Challenges and Limitations
Despite its benefits, building energy modeling faces several challenges and limitations.
Data Accuracy
The accuracy of BEM depends heavily on the quality of input data. Inaccurate or incomplete data can lead to significant discrepancies between predicted and actual energy performance.
Complexity and Usability
The complexity of BEM tools can be a barrier to their widespread adoption. Many tools require specialized knowledge and training, which can limit their use to experts.
Dynamic Nature of Buildings
Buildings are dynamic systems with changing occupancy patterns, weather conditions, and equipment performance. Capturing this dynamic nature in models is challenging and often requires real-time data integration.
Future Directions
The future of building energy modeling lies in the integration of advanced technologies and methodologies.
Integration with Building Information Modeling (BIM)
The integration of BEM with BIM allows for seamless data exchange and collaboration among different stakeholders. This integration enhances the accuracy and efficiency of energy simulations.
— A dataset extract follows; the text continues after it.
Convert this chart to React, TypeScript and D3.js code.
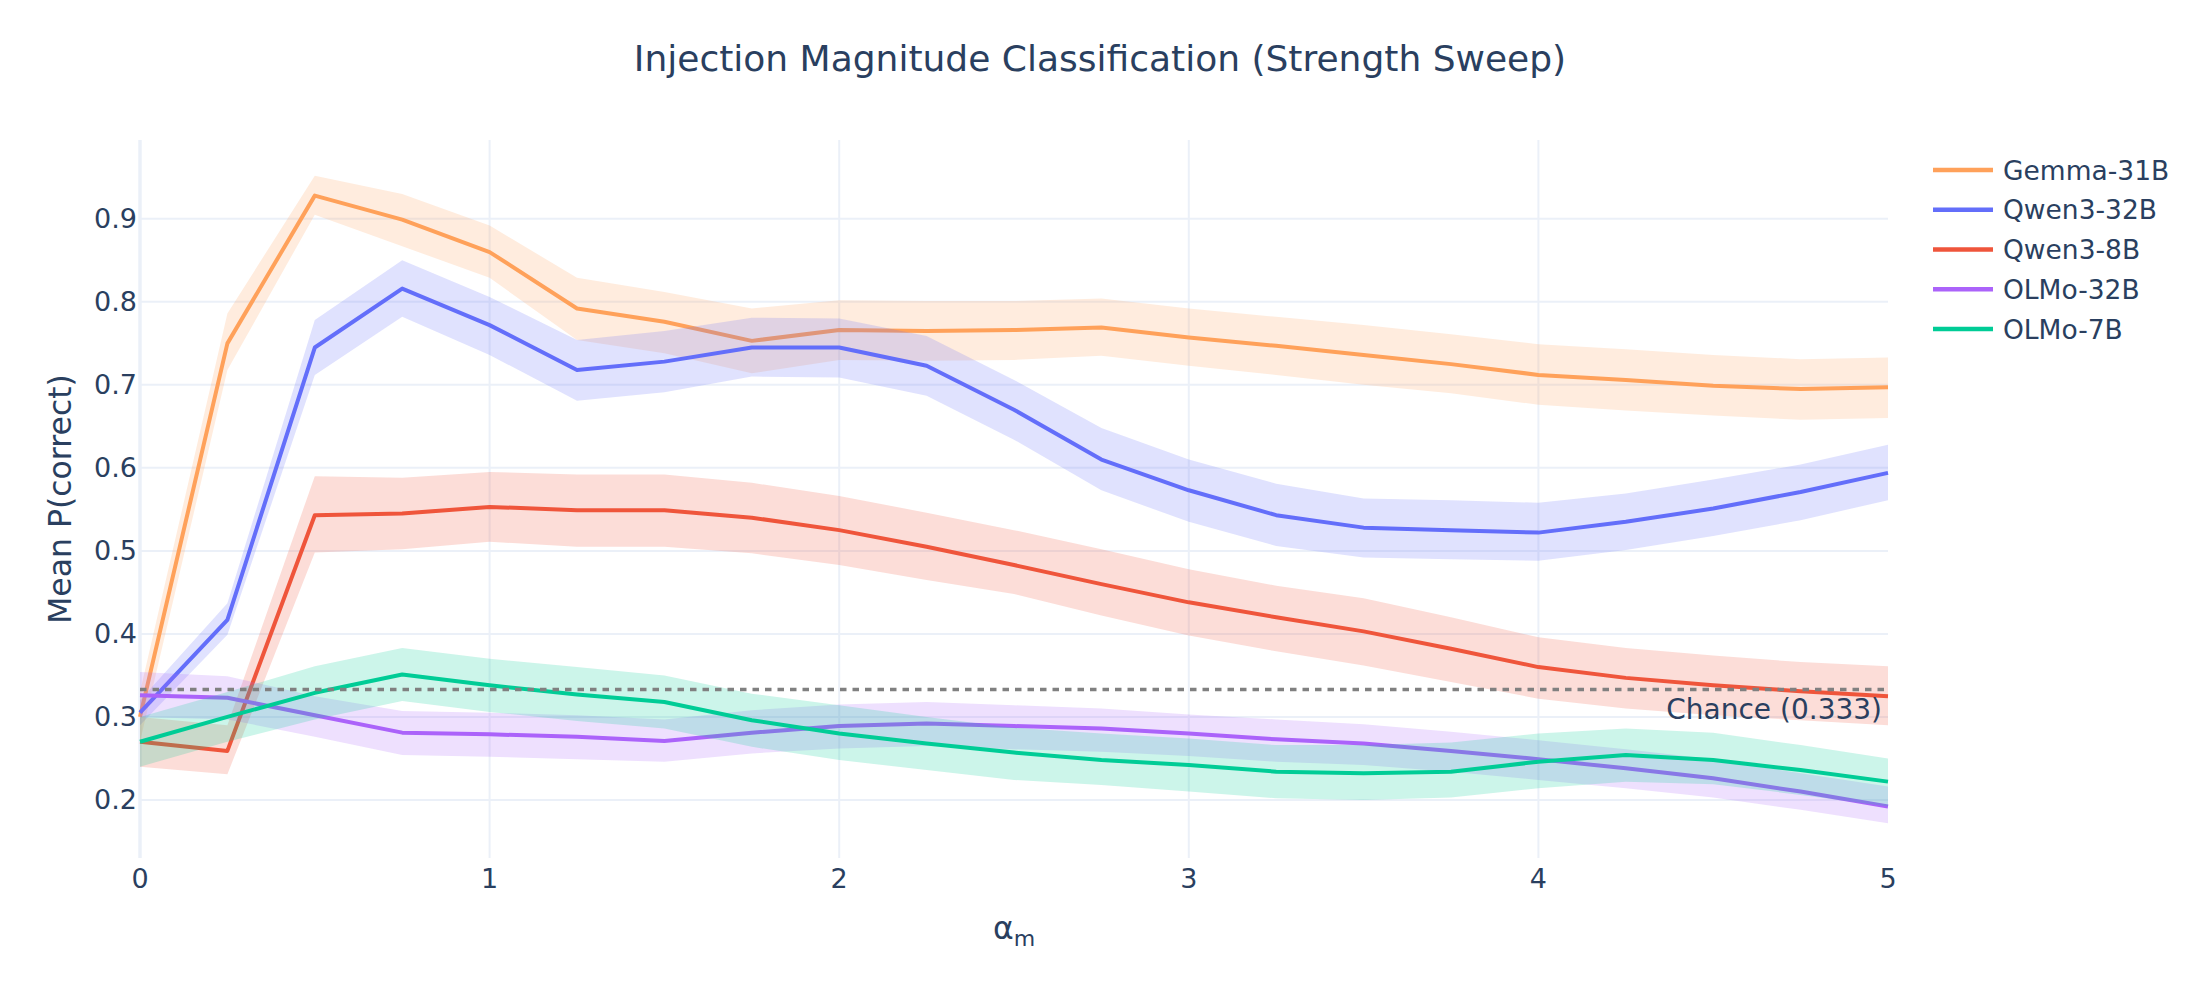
import React, { useEffect, useRef } from 'react';
import * as d3 from 'd3';

const alphas = [0, 0.25, 0.5, 0.75, 1, 1.25, 1.5, 1.75, 2, 2.25, 2.5, 2.75, 3, 3.25, 3.5, 3.75, 4, 4.25, 4.5, 4.75, 5];

const models = ['Gemma-31B', 'Qwen3-32B', 'Qwen3-8B', 'OLMo-32B', 'OLMo-7B'];
const colors = ['#FFA15A', '#636EFA', '#EF553B', '#AB63FA', '#00CC96'];

const gemmaMean = [0.300, 0.750, 0.928, 0.899, 0.860, 0.792, 0.776, 0.753, 0.766, 0.765, 0.766, 0.769, 0.757, 0.747, 0.736, 0.725, 0.712, 0.706, 0.699, 0.695, 0.697];
const gemmaUpper = [0.330, 0.786, 0.952, 0.930, 0.892, 0.829, 0.812, 0.792, 0.802, 0.801, 0.801, 0.804, 0.792, 0.782, 0.772, 0.761, 0.749, 0.743, 0.736, 0.731, 0.733];
const gemmaLower = [0.270, 0.718, 0.905, 0.867, 0.829, 0.754, 0.738, 0.714, 0.730, 0.729, 0.730, 0.735, 0.723, 0.712, 0.700, 0.690, 0.676, 0.669, 0.663, 0.658, 0.660];

const qwen32Mean = [0.305, 0.417, 0.745, 0.816, 0.772, 0.718, 0.728, 0.745, 0.745, 0.723, 0.670, 0.610, 0.573, 0.543, 0.528, 0.525, 0.522, 0.535, 0.551, 0.571, 0.594];
const qwen32Upper = [0.320, 0.437, 0.778, 0.850, 0.806, 0.754, 0.765, 0.781, 0.780, 0.759, 0.706, 0.648, 0.610, 0.581, 0.563, 0.561, 0.558, 0.569, 0.586, 0.604, 0.628];
const qwen32Lower = [0.290, 0.399, 0.712, 0.782, 0.736, 0.681, 0.691, 0.710, 0.709, 0.687, 0.634, 0.573, 0.535, 0.506, 0.492, 0.490, 0.488, 0.501, 0.518, 0.537, 0.561];

const qwen8Mean = [0.270, 0.259, 0.543, 0.545, 0.553, 0.549, 0.549, 0.540, 0.525, 0.505, 0.483, 0.460, 0.438, 0.420, 0.403, 0.382, 0.360, 0.347, 0.338, 0.331, 0.325];
const qwen8Upper = [0.300, 0.290, 0.590, 0.588, 0.595, 0.592, 0.592, 0.582, 0.566, 0.546, 0.525, 0.502, 0.478, 0.458, 0.443, 0.420, 0.396, 0.383, 0.374, 0.366, 0.361];
const qwen8Lower = [0.240, 0.231, 0.498, 0.502, 0.511, 0.505, 0.505, 0.497, 0.483, 0.465, 0.448, 0.422, 0.398, 0.379, 0.362, 0.342, 0.322, 0.310, 0.302, 0.296, 0.290];

const olmo32Mean = [0.326, 0.323, 0.302, 0.281, 0.279, 0.276, 0.271, 0.281, 0.289, 0.292, 0.289, 0.286, 0.280, 0.273, 0.268, 0.259, 0.249, 0.238, 0.226, 0.210, 0.192];
const olmo32Upper = [0.354, 0.349, 0.325, 0.307, 0.305, 0.302, 0.297, 0.308, 0.315, 0.318, 0.314, 0.310, 0.303, 0.297, 0.291, 0.282, 0.272, 0.261, 0.249, 0.232, 0.216];
const olmo32Lower = [0.300, 0.297, 0.276, 0.254, 0.252, 0.249, 0.246, 0.256, 0.262, 0.265, 0.261, 0.258, 0.253, 0.246, 0.242, 0.234, 0.224, 0.214, 0.203, 0.188, 0.172];

const olmo7Mean = [0.270, 0.300, 0.329, 0.351, 0.338, 0.327, 0.318, 0.296, 0.280, 0.268, 0.257, 0.248, 0.242, 0.234, 0.232, 0.234, 0.246, 0.254, 0.248, 0.236, 0.222];
const olmo7Upper = [0.300, 0.330, 0.361, 0.383, 0.370, 0.360, 0.350, 0.328, 0.314, 0.300, 0.287, 0.280, 0.274, 0.266, 0.266, 0.269, 0.280, 0.286, 0.281, 0.266, 0.250];
const olmo7Lower = [0.240, 0.270, 0.297, 0.319, 0.306, 0.295, 0.286, 0.264, 0.248, 0.236, 0.224, 0.218, 0.210, 0.202, 0.200, 0.203, 0.214, 0.222, 0.219, 0.206, 0.192];

const means = [gemmaMean, qwen32Mean, qwen8Mean, olmo32Mean, olmo7Mean];
const uppers = [gemmaUpper, qwen32Upper, qwen8Upper, olmo32Upper, olmo7Upper];
const lowers = [gemmaLower, qwen32Lower, qwen8Lower, olmo32Lower, olmo7Lower];

const xTicks = [0, 1, 2, 3, 4, 5];
const yTicks = [0.2, 0.3, 0.4, 0.5, 0.6, 0.7, 0.8, 0.9];
const chance = 0.333;

const WIDTH = 2200;
const HEIGHT = 1000;
const FONT = '"DejaVu Sans", Verdana, sans-serif';
const TEXT = '#2a3f5f';
const GRID = '#EBF0F8';

const App: React.FC = () => {
  const svgRef = useRef<SVGSVGElement>(null);

  useEffect(() => {
    if (!svgRef.current) return;
    const svg = d3.select(svgRef.current);
    svg.selectAll('*').remove();

    const margin = { top: 140, right: 312, bottom: 142, left: 140 };
    const x = d3.scaleLinear().domain([0, 5]).range([margin.left, WIDTH - margin.right]);
    const y = d3.scaleLinear().domain([0.13, 0.995]).range([HEIGHT - margin.bottom, margin.top]);

    svg.append('rect').attr('width', WIDTH).attr('height', HEIGHT).attr('fill', '#fff');

    // grid
    const grid = svg.append('g');
    yTicks.forEach(t => {
      grid.append('line')
        .attr('x1', x(0)).attr('x2', x(5))
        .attr('y1', y(t)).attr('y2', y(t))
        .attr('stroke', GRID).attr('stroke-width', 2);
    });
    xTicks.filter(t => t > 0 && t < 5).forEach(t => {
      grid.append('line')
        .attr('x1', x(t)).attr('x2', x(t))
        .attr('y1', y.range()[0]).attr('y2', y.range()[1])
        .attr('stroke', GRID).attr('stroke-width', 2);
    });
    grid.append('line')
      .attr('x1', x(0)).attr('x2', x(0))
      .attr('y1', y.range()[0]).attr('y2', y.range()[1])
      .attr('stroke', GRID).attr('stroke-width', 3.5);

    // tick labels
    const ticks = svg.append('g').attr('font-family', FONT).attr('font-size', 27).attr('fill', TEXT);
    yTicks.forEach(t => {
      ticks.append('text')
        .attr('x', 137).attr('y', y(t) + 9.5)
        .attr('text-anchor', 'end')
        .text(d3.format('.1f')(t));
    });
    xTicks.forEach(t => {
      ticks.append('text')
        .attr('x', x(t)).attr('y', 888)
        .attr('text-anchor', 'middle')
        .text(String(t));
    });

    // bands and lines, one model after the other
    const plot = svg.append('g');
    models.forEach((name, i) => {
      const rows = alphas.map((a, j) => ({ a, m: means[i][j], lo: lowers[i][j], hi: uppers[i][j] }));
      const area = d3.area<typeof rows[0]>()
        .x(d => x(d.a))
        .y0(d => y(d.lo))
        .y1(d => y(d.hi));
      const line = d3.line<typeof rows[0]>()
        .x(d => x(d.a))
        .y(d => y(d.m));
      const c = d3.color(colors[i])!.rgb();
      plot.append('path')
        .datum(rows)
        .attr('d', area)
        .attr('fill', `rgba(${c.r},${c.g},${c.b},0.2)`);
      plot.append('path')
        .datum(rows)
        .attr('d', line)
        .attr('fill', 'none')
        .attr('stroke', colors[i])
        .attr('stroke-width', 4)
        .attr('stroke-linejoin', 'round');
    });

    // chance line
    svg.append('line')
      .attr('x1', x(0)).attr('x2', x(5))
      .attr('y1', y(chance)).attr('y2', y(chance))
      .attr('stroke', '#808080')
      .attr('stroke-width', 3.5)
      .attr('stroke-dasharray', '6.5,6');
    svg.append('text')
      .attr('x', 1882).attr('y', y(chance) + 30)
      .attr('text-anchor', 'end')
      .attr('font-family', FONT).attr('font-size', 28).attr('fill', TEXT)
      .text(`Chance (${chance.toFixed(3)})`);

    // title
    svg.append('text')
      .attr('x', WIDTH / 2).attr('y', 71)
      .attr('text-anchor', 'middle')
      .attr('font-family', FONT).attr('font-size', 36).attr('fill', TEXT)
      .text('Injection Magnitude Classification (Strength Sweep)');

    // axis titles
    const xt = svg.append('text')
      .attr('x', (x(0) + x(5)) / 2).attr('y', 939)
      .attr('text-anchor', 'middle')
      .attr('font-family', FONT).attr('font-size', 31.5).attr('fill', TEXT);
    xt.append('tspan').text('α');
    xt.append('tspan').attr('font-size', 22).attr('dy', 7).text('m');

    svg.append('text')
      .attr('transform', `translate(71, ${(y.range()[0] + y.range()[1]) / 2}) rotate(-90)`)
      .attr('text-anchor', 'middle')
      .attr('font-family', FONT).attr('font-size', 31.5).attr('fill', TEXT)
      .text('Mean P(correct)');

    // legend
    const legend = svg.append('g').attr('font-family', FONT).attr('font-size', 26.5).attr('fill', TEXT);
    models.forEach((name, i) => {
      const cy = 170 + i * 39.75;
      legend.append('line')
        .attr('x1', 1933).attr('x2', 1993)
        .attr('y1', cy).attr('y2', cy)
        .attr('stroke', colors[i]).attr('stroke-width', 4.5);
      legend.append('text')
        .attr('x', 2003).attr('y', cy + 9.5)
        .text(name);
    });
  }, []);

  return (
    <svg
      ref={svgRef}
      width={WIDTH}
      height={HEIGHT}
      style={{ position: 'absolute', left: 0, top: 0, display: 'block' }}
    ></svg>
  );
};

export default App;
Machine Learning and Artificial Intelligence
Machine learning and artificial intelligence offer new possibilities for BEM by enabling the analysis of large datasets and the development of predictive models. These technologies can improve the accuracy of energy predictions and facilitate real-time optimization.
Internet of Things (IoT)
The proliferation of IoT devices in buildings provides real-time data on energy consumption, occupancy, and environmental conditions. This data can be used to enhance the accuracy of BEM and enable adaptive control strategies.